Indeed not but remote costs are highly platform dependant so decisions made for haswell are not necessarily justified on EPYC or any later Intel processor either. Because these goalposts will keep changing, I think it's better to have more clearly defined madvise hints and rely less on implementation details that are subject to change. Otherwise we will get stuck in an endless debate about "is workload X more important than Y"?
No doubt this patch will have problems but it treats MADV_HUGEPAGE as a more stricter hint that huge pages are desirable.
<SNIP>
I'm still unconvinced about the __GFP_NORETRY arguments because I tried it already. However if you send a patch that fixes everything by only adding __GFP_NORETRY in every place you wish, I'd be glad to test it and verify if it actually solves the problem. Also note:
+#define __GFP_ONLY_COMPACT ((__force gfp_t)(___GFP_NORETRY | \
___GFP_ONLY_COMPACT))
If ___GFP_NORETRY would have been enough __GFP_ONLY_COMPACT would have defined to ___GFP_NORETRY alone. When I figured it wasn't enough I added ___GFP_ONLY_COMPACT to retain the __GFP_THISNODE in the only place it's safe to retain it (i.e. compaction).
We don't need __GFP_NORETRY anymore with this, it wouldn't be useful to continually compact memory in isolation if it already has failed. It seems strange to be using __GFP_DIRECT_RECLAIM | __GFP_ONLY_COMPACT, though, as I assume this would evolve into.
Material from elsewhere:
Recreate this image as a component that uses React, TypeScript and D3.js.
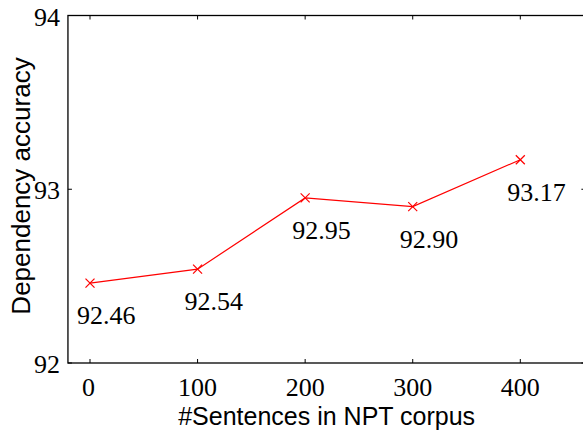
import { useEffect, useRef } from "react";
import * as d3 from "d3";

const sentences = [0, 100, 200, 300, 400];
const accuracy = [92.46, 92.54, 92.95, 92.9, 93.17];
const accuracyLabels = ["92.46", "92.54", "92.95", "92.90", "93.17"];
const yTicks = [92, 93, 94];

const W = 583;
const H = 430;

export default function App() {
  const svgRef = useRef<SVGSVGElement | null>(null);

  useEffect(() => {
    const svg = d3.select(svgRef.current);
    svg.selectAll("*").remove();

    const x = d3.scaleLinear().domain([0, 400]).range([90, 520.3]);
    const y = d3.scaleLinear().domain([92, 94]).range([363, 15.5]);

    const left = x(-20.5);
    const right = x(460.5);
    const top = y(94);
    const bottom = y(92);

    const serif = "'Liberation Serif', 'Times New Roman', serif";
    const sans = "'Liberation Sans', Arial, sans-serif";

    // frame
    svg
      .append("rect")
      .attr("x", left)
      .attr("y", top)
      .attr("width", right - left)
      .attr("height", bottom - top)
      .attr("fill", "none")
      .attr("stroke", "#000")
      .attr("stroke-width", 1.3);

    // ticks on all four sides, pointing inward
    const ticks = svg.append("g").attr("stroke", "#000").attr("stroke-width", 1);
    sentences.forEach((s) => {
      ticks.append("line").attr("x1", x(s)).attr("x2", x(s)).attr("y1", bottom).attr("y2", bottom - 4);
      ticks.append("line").attr("x1", x(s)).attr("x2", x(s)).attr("y1", top).attr("y2", top + 4);
    });
    yTicks.forEach((t) => {
      ticks.append("line").attr("x1", left).attr("x2", left + 4).attr("y1", y(t)).attr("y2", y(t));
      ticks.append("line").attr("x1", right).attr("x2", right - 4).attr("y1", y(t)).attr("y2", y(t));
    });

    svg
      .append("g")
      .selectAll("text")
      .data(sentences)
      .join("text")
      .attr("x", (d) => x(d) - (d === 0 ? 1.5 : 0))
      .attr("y", bottom + 33)
      .attr("text-anchor", "middle")
      .attr("font-family", serif)
      .attr("font-size", 26)
      .text((d) => d);

    svg
      .append("g")
      .selectAll("text")
      .data(yTicks)
      .join("text")
      .attr("x", left - 8)
      .attr("y", (d) => y(d) + 10)
      .attr("text-anchor", "end")
      .attr("font-family", serif)
      .attr("font-size", 26)
      .text((d) => d);

    // axis titles
    svg
      .append("text")
      .attr("x", (left + right) / 2)
      .attr("y", 425)
      .attr("text-anchor", "middle")
      .attr("font-family", sans)
      .attr("font-size", 25)
      .text("#Sentences in NPT corpus");

    svg
      .append("text")
      .attr("transform", "translate(30,186) rotate(-90)")
      .attr("text-anchor", "middle")
      .attr("font-family", sans)
      .attr("font-size", 26)
      .text("Dependency accuracy");

    // series
    const pts = sentences.map((s, i) => [x(s), y(accuracy[i])] as [number, number]);
    svg
      .append("path")
      .attr("d", d3.line()(pts))
      .attr("fill", "none")
      .attr("stroke", "#ff0000")
      .attr("stroke-width", 1.2);

    const r = 4.5;
    const marks = svg.append("g").attr("stroke", "#ff0000").attr("stroke-width", 1.2);
    pts.forEach(([px, py]) => {
      marks.append("line").attr("x1", px - r).attr("x2", px + r).attr("y1", py - r).attr("y2", py + r);
      marks.append("line").attr("x1", px - r).attr("x2", px + r).attr("y1", py + r).attr("y2", py - r);
    });

    svg
      .append("g")
      .selectAll("text")
      .data(pts)
      .join("text")
      .attr("x", (d) => d[0] - 13)
      .attr("y", (d) => d[1] + 41)
      .attr("font-family", serif)
      .attr("font-size", 26)
      .text((_, i) => accuracyLabels[i]);
  }, []);

  return (
    <svg
      ref={svgRef}
      width={W}
      height={H}
      style={{ position: "absolute", left: 0, top: 0, background: "#fff" }}
    />
  );
}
Are there any other proposed users for __GFP_ONLY_COMPACT beyond thp allocations? If not, we should just save the gfp bit and encode the logic directly into the page allocator.
Would you support this?
I don't think it's necessarily bad but it cannot distinguish between THP and hugetlbfs. Hugetlbfs users are typically more willing to accept high overheads as they may be required for the application to function. That's probably fixable but will still leave us in the state where MADV_HUGEPAGE is also a hint about locality. It'd still be interesting to hear if it fixes the VM initialisation issue but do note that if this patch is used as a replacement that hugetlbfs users may complain down the line.